"""

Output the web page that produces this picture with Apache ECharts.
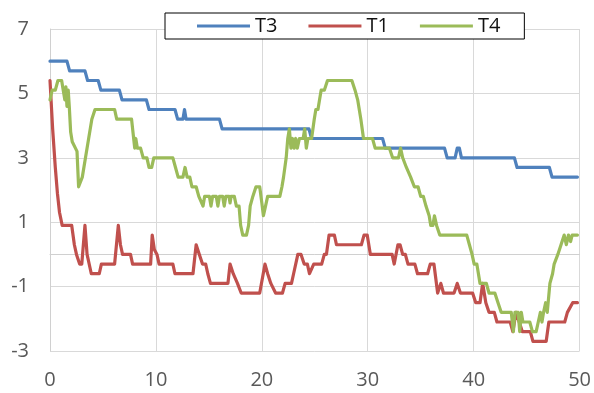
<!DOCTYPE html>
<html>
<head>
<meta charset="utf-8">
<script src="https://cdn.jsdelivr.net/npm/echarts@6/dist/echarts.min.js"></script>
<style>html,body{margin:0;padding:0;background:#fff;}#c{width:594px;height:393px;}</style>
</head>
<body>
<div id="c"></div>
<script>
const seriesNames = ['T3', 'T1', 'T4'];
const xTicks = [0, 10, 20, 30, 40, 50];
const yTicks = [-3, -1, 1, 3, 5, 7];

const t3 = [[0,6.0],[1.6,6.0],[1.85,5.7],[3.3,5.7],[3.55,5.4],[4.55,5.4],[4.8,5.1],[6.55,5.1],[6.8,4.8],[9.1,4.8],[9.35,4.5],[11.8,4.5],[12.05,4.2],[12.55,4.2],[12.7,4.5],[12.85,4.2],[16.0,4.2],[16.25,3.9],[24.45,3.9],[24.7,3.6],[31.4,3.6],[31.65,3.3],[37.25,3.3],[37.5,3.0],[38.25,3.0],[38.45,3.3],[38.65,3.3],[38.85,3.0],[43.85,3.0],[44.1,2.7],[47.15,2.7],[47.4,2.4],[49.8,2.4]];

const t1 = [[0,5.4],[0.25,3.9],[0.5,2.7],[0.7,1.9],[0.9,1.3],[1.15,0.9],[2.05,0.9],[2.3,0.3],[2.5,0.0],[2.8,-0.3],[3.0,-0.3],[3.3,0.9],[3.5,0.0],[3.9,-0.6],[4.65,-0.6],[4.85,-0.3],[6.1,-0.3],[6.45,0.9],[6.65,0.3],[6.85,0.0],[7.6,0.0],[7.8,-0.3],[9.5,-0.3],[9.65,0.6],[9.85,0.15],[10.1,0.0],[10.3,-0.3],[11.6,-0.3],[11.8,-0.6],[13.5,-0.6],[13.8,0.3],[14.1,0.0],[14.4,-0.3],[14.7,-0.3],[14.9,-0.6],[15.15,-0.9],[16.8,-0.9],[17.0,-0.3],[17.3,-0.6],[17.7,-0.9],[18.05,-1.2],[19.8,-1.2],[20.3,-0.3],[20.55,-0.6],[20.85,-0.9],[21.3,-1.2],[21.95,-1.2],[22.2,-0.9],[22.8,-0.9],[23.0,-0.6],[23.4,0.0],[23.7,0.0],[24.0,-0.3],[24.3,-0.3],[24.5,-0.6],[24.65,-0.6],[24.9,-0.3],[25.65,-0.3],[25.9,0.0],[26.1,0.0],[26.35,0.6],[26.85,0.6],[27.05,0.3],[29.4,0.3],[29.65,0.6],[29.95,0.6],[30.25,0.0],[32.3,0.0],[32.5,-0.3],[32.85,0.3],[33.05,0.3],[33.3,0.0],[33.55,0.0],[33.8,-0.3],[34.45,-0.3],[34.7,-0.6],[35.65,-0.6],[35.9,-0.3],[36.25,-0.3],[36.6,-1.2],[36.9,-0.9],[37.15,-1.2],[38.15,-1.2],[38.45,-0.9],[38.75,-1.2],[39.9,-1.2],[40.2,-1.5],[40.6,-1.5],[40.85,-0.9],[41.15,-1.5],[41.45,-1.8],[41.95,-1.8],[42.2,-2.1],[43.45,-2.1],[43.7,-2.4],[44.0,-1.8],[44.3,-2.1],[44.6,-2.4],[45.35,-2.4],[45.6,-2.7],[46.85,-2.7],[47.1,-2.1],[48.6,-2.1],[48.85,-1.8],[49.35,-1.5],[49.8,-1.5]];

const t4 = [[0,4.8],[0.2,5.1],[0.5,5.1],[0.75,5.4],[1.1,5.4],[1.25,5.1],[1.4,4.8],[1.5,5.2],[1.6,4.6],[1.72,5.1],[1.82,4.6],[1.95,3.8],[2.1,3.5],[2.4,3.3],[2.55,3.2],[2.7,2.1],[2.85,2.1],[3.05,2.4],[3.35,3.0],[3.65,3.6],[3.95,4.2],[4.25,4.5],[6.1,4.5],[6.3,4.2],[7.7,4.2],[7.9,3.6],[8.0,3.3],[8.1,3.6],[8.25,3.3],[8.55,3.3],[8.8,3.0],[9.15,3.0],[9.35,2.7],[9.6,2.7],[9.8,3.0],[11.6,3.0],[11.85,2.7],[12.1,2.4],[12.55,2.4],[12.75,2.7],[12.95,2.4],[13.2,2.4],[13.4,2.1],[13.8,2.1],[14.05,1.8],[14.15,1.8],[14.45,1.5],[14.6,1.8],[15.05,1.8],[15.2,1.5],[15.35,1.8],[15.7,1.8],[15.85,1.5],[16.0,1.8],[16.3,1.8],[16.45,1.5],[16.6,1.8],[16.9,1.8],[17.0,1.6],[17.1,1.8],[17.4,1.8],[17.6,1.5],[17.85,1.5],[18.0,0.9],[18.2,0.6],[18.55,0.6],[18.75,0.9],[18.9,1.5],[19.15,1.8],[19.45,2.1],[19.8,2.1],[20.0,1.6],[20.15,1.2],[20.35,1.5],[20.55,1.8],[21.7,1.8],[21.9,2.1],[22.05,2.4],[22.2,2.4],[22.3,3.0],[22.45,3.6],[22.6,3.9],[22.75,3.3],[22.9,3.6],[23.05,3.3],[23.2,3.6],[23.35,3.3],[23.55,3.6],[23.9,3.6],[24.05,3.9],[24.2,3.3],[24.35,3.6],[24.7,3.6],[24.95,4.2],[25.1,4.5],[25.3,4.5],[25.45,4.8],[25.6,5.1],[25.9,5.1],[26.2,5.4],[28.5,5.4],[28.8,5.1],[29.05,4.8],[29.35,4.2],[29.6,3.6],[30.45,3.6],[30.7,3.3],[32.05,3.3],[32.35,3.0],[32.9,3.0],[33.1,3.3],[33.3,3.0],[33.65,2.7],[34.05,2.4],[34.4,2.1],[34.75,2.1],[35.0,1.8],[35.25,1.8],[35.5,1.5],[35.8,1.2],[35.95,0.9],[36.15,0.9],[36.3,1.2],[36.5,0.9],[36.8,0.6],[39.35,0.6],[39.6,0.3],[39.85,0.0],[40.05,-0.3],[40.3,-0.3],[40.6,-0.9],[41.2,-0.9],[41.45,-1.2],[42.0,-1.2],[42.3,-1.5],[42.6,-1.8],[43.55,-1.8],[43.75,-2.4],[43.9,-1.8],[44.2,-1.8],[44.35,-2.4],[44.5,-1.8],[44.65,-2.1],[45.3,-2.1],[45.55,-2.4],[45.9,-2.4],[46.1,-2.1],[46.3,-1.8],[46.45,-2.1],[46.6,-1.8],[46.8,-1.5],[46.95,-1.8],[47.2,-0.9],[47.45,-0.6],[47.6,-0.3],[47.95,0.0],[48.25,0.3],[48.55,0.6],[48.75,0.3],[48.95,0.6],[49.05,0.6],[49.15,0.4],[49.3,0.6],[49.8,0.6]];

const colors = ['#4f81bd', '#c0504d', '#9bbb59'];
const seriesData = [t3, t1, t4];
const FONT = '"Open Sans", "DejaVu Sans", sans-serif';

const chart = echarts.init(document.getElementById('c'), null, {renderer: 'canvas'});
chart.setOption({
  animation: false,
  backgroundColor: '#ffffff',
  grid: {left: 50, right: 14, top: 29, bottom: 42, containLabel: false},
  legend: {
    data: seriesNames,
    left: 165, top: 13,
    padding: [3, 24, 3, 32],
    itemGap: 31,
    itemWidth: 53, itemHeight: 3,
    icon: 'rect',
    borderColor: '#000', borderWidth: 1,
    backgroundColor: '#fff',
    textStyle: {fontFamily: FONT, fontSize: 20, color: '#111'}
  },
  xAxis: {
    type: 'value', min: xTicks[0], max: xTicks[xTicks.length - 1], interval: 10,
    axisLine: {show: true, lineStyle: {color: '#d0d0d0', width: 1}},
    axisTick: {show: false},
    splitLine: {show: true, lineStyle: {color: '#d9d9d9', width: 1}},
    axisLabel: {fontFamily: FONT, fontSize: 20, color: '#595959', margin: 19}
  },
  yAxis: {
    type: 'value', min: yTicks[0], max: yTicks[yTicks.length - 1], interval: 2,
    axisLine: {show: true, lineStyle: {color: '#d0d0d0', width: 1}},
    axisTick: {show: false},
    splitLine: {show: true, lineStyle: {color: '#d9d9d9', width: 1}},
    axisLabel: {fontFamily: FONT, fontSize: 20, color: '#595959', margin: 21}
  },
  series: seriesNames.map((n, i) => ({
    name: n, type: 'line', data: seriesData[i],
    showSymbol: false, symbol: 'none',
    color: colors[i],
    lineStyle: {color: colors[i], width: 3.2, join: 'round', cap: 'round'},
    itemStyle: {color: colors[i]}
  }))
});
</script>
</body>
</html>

"""

*Exercise aim*:
From the top of the listing above, repeat each line exactly until you reach the line containing "const yTicks = [-3, -1, 1, 3, 5, 7];", and repeat that one too. Leave the pictures out.

*Reply to the exercise*:
Output the web page that produces this picture with Apache ECharts.
<!DOCTYPE html>
<html>
<head>
<meta charset="utf-8">
<script src="https://cdn.jsdelivr.net/npm/echarts@6/dist/echarts.min.js"></script>
<style>html,body{margin:0;padding:0;background:#fff;}#c{width:594px;height:393px;}</style>
</head>
<body>
<div id="c"></div>
<script>
const seriesNames = ['T3', 'T1', 'T4'];
const xTicks = [0, 10, 20, 30, 40, 50];
const yTicks = [-3, -1, 1, 3, 5, 7];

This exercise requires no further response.